Many who attended the meeting called on the Army to leave Makua.

The army "robbed and stole mana from our cultural sites," said William Aila of the citizens group Malama Makua. "They can train somewhere else. They really don't need Makua."

According to Enriques, the original purpose for the controlled burn on July 22 was to clear 900 acres of vegetation so the Army could locate unexploded ordnance and clear pathways to cultural sites.

But a dramatic change in wind speed and direction carried the fire to brush outside the designated burn area and scorched 2,100 acres, Enriques said.

Prescribed fire is a management tool to control fuel buildup, Enriques said.

It is also a way to "control access to cultural sites," he added, which is a condition of a settlement agreement between Malama Makua and the Army.

Malama Makua sued the Army in 1998, seeking to end live-fire training in Makua Valley. The Army says Makua is essential as a training area for troops.
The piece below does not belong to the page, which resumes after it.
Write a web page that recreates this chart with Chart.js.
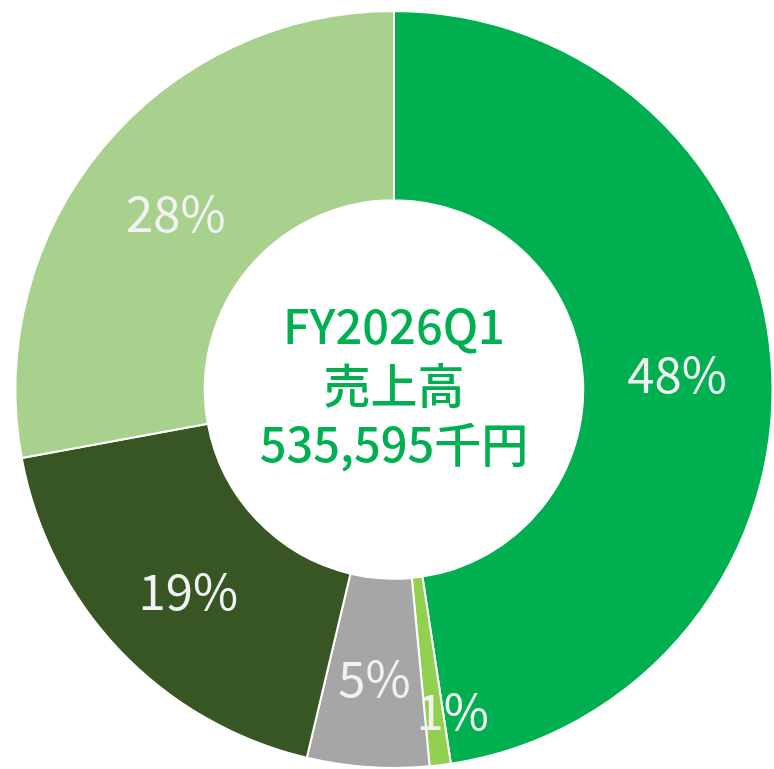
<!DOCTYPE html>
<html>
<head>
<meta charset="utf-8">
<script src="https://cdn.jsdelivr.net/npm/chart.js@4.4.1/dist/chart.umd.min.js"></script>
<style>
  html, body { margin: 0; padding: 0; background: #fff; }
  #wrap { width: 774px; height: 769px; }
</style>
</head>
<body>
<div id="wrap"><canvas id="salesChart" width="774" height="769"></canvas></div>
<script>
// 売上構成 (%)
const segments = ["A", "B", "C", "D", "E"];
const shares = [47.6, 0.9, 5.2, 18.4, 27.9];
const shareLabels = ["48%", "1%", "5%", "19%", "28%"];
const colors = ["#00B050", "#92D050", "#A6A6A6", "#375623", "#A9D18E"];
const centerLines = ["FY2026Q1", "売上高", "535,595千円"];

const FONT = "'Noto Sans CJK JP', 'Noto Sans', sans-serif";

// labels on each slice
const sliceLabels = {
    id: "sliceLabels",
    afterDatasetsDraw(chart) {
        const ctx = chart.ctx;
        const arcs = chart.getDatasetMeta(0).data;
        ctx.save();
        ctx.font = "49px " + FONT;
        ctx.fillStyle = "#F2F2F2";
        ctx.textAlign = "center";
        ctx.textBaseline = "middle";
        arcs.forEach((arc, i) => {
            const p = arc.tooltipPosition();
            let dx = 0, dy = 6;
            if (i === 1) { dx = 24; dy = 40; } // small slice label pushed outward
            ctx.fillText(shareLabels[i], p.x + dx, p.y + dy);
        });
        ctx.restore();
    }
};

// text in the hole
const centerText = {
    id: "centerText",
    afterDraw(chart) {
        const ctx = chart.ctx;
        const arc = chart.getDatasetMeta(0).data[0];
        ctx.save();
        ctx.font = "500 47px " + FONT;
        ctx.fillStyle = "#00B050";
        ctx.textAlign = "center";
        ctx.textBaseline = "middle";
        const lh = 59;
        centerLines.forEach((t, i) => {
            ctx.fillText(t, arc.x, arc.y - 4 + (i - 1) * lh);
        });
        ctx.restore();
    }
};

new Chart(document.getElementById("salesChart"), {
    type: "doughnut",
    data: {
        labels: segments,
        datasets: [{
            data: shares,
            backgroundColor: colors,
            borderColor: "#FFFFFF",
            borderWidth: 2
        }]
    },
    options: {
        responsive: false,
        animation: false,
        cutout: "50%",
        layout: { padding: { left: 14, top: 10, right: 0, bottom: 0 } },
        plugins: {
            legend: { display: false },
            tooltip: { enabled: false }
        }
    },
    plugins: [sliceLabels, centerText]
});
</script>
</body>
</html>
As a result of the lawsuit, the Army was not able to train in the valley from September 1998 to October 2001, when the agreement was reached.

The settlement states that the Army can train in Makua Valley if it meets certain conditions.

One condition is that the Army allow public access into the valley for cultural purposes.

"For public safety," the Army needs to clear out unexploded ordnance, according to Enriques, "but the only way to do that is to remove all vegetation."

"The Army will continue to use prescription fires to get rid of vegetation," he said. However, it will look at other measures like cattle grazing, vegetation cutting and herbicides as alternatives.

Eric Brundage, the Army specialist for unexploded ordnance, said some alternatives are "more expensive, more time-consuming and sometimes more hazardous to those working."

Though the fire destroyed 2,100 acres of brush, including 71 endangered plants, the fire did not cause much damage to the cultural and archaeological sites in the valley, according to Laurie Lucking, Army cultural resources manager.

"Damage to cultural sites was minimal," Lucking said. "Many of the sites were simply skipped. The fire either went around them or over them."

Lucking said the constant maintenance of vegetation around the sites might account for the sites being "relatively untouched by the fire."

She also mentioned that "a number of archaeological and agricultural sites which we didn't know about before" were uncovered by July's burn.

The fire "accomplished its goals in terms of archaeology," Lucking said.

Members of Malama Makua do not see it that way.

"Bottom line is, it's desecration, no matter how we look at it," said Butch Detroy.

"The Army needs to stop. It needs to get out," said Detroy, a Vietnam veteran who served in the Army for three years.

Former Office of Hawaiian Affairs trustee and Malama Makua member Frenchy DeSoto also called for the Army to pull out. "It's virtually impossible at this point to trust the military. I say that with regret, but enough is enough," she said.

But Waianae resident Albert Silva disagreed, saying that the Army takes care of the land because it has the funding to do so.

This valley has seen a multitude of fires over the years, according to Silva, who traces his family roots in Waianae back 200 years.

"The plants were here before, they're still here now and they're gonna be here in the future," he said.

"The plants will come back, I guarantee it. What worries me is, if land is given back to the state, who's gonna maintain it like the Army?" he said. "Who's got deeper pockets than the U.S. Army?"